Los datos –desoladores– están ahí. Según el Instituto de la Cinematografía y de las Artes Audiovisuales, en el año 2001 hubo casi 147 millones de espectadores; en 2016, no llegaron a los 102. La crisis económica, evidentemente, puede haber influido en tal descenso y los altos precios de la taquilla no ayudan en absoluto, pero es innegable también que las pantallas se han multiplicado y nuestros hábitos como espectadores y espectadoras han cambiado, convirtiendo el cine en una práctica doméstica (y domesticada a golpe de mando a distancia) y relegando su carácter social a una anécdota.
Emoción compartida
Pero hay algo que, en mi opinión, también resulta incuestionable: la experiencia íntima y única de ver una película en una sala de cine es insustituible. Y me explico. Un paseo virtual por la National Gallery de Londres puede ser interesantísimo, pero no puede remplazar la admiración que produce observar de cerca la 'Venus del espejo' de Velázquez y recrearse en sus detalles, ni tampoco sustituir la turbación en el ánimo que provoca sentarse ante el 'Experimento con un pájaro en una bomba de aire' de Joseph Wright. De igual forma, podemos ver la grabación de una obra de teatro por televisión, pero jamás sentiremos la emoción compartida de ver sobre las tablas a una formidable Blanca Portillo metiéndose en la piel de María de Nazareth ni la congoja y la indignación a la que nos llevaron Astrid Jones, Juan Diego Botto y Sergio Peris-Mencheta con esos tremendos monólogos sobre exilio y desapariciones forzosas que construyeron en 'Un trozo invisible de este mundo'.
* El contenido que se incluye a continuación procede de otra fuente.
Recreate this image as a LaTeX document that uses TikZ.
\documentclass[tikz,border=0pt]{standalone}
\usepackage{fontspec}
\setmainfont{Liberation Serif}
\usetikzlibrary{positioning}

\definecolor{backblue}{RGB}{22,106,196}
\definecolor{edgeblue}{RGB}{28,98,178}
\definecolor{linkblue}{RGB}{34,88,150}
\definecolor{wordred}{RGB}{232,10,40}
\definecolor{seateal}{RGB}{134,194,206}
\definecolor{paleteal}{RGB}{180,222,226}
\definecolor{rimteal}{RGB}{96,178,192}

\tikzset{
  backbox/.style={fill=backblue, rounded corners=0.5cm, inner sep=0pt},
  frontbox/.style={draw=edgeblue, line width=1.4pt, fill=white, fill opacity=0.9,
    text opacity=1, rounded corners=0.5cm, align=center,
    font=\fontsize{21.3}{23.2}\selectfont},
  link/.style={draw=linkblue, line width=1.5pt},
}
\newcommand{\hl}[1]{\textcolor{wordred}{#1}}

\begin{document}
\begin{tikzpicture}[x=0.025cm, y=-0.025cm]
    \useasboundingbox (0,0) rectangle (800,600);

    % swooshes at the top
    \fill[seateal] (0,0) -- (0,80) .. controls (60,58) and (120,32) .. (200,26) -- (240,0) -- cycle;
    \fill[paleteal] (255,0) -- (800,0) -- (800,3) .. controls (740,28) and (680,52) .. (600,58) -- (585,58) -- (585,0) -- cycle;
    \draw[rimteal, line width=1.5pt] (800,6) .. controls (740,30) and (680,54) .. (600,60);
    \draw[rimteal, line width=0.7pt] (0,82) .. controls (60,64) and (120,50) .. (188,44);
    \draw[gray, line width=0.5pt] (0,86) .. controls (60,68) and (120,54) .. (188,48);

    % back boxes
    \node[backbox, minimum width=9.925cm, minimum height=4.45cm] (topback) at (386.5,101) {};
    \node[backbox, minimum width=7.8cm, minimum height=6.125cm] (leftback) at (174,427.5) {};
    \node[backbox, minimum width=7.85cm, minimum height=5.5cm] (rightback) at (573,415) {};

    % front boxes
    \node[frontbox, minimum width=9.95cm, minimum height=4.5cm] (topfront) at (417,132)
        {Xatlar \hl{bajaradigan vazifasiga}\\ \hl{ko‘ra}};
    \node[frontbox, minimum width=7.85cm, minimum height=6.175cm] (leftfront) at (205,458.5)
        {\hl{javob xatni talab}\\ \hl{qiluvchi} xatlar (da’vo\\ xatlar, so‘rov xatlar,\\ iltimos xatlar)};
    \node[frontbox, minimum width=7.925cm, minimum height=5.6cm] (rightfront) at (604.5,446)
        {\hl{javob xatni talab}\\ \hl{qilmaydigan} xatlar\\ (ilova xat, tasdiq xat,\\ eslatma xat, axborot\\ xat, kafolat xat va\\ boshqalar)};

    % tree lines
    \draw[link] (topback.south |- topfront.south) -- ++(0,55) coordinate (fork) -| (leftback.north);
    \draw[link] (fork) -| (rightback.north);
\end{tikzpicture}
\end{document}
Y es que el cine, como muy bien supo narrar Scorsese en 'La invención de Hugo', también posee esa magia. Una magia que se activa al repasar la cartelera, se acrecienta al pisar el suelo alfombrado de la sala de cine y se dispara al sentarse en la butaca y escuchar los primeros acordes de una banda sonora con ese sonido envolvente multicanal que nunca podremos conseguir en el sofá de casa por mucho 'home cinema' que tengamos. Es la magia que enamoraba de por vida a Salvatore en 'Cinema Paradiso'. Y en estos tiempos más bien distópicos que nos toca vivir, preservar esa magia puede ser una acción sumamente revolucionaria de la que deben formar parte también los más pequeños.
Sociología urbana y cultural
Explican Felicidad Loscertales y Trinidad Núñez en un artículo publicado en el 2008 por la revista 'Comunicar' que desde sus orígenes el cine fue "no solo un elemento de distracción e información sino un acontecimiento social. Ir al cine, independientemente de la película que se proyectase, era un momento de contacto comunitario, de intercambios sociales, de pretexto para entablar, mantener y consolidar todo tipo de relaciones..., toda una sociología urbana, cultural, grupal. Porque al cine casi nadie iba solo; se trataba de pasar un buen rato en compañía. Previamente se debatía sobre la película a elegir y después se discutía ampliamente sobre lo que se había visto en la pantalla".
Ese es el carácter del cine que se ha ido diluyendo y que es importante recuperar para las generaciones más jóvenes. Porque el cine sigue siendo un factor de socialización fundamental en nuestras vidas y lo es, más aún, cuando forma parte de la esfera pública y podemos contrastar las emociones que nos produce un film con personas que no forman parte de nuestro núcleo familiar. Es así como aprendemos a no contener el llanto viendo 'Estiu' 1993, ni la intriga con 'El libro secreto de Henry', y es así como reconocemos en el rostro de la persona de al lado los saltos entre esperanza, alegría y enfado de 'La librería' y el asombro de Miguel en 'Coco' al llegar al Mictlán, la tierra de los muertos. Es un ejercicio colectivo de inteligencia emocional. Empatizamos con lo que sucede en la pantalla y nos sabemos acompañados en ese viaje iniciático de dos horas que comienza cuando se apagan las luces.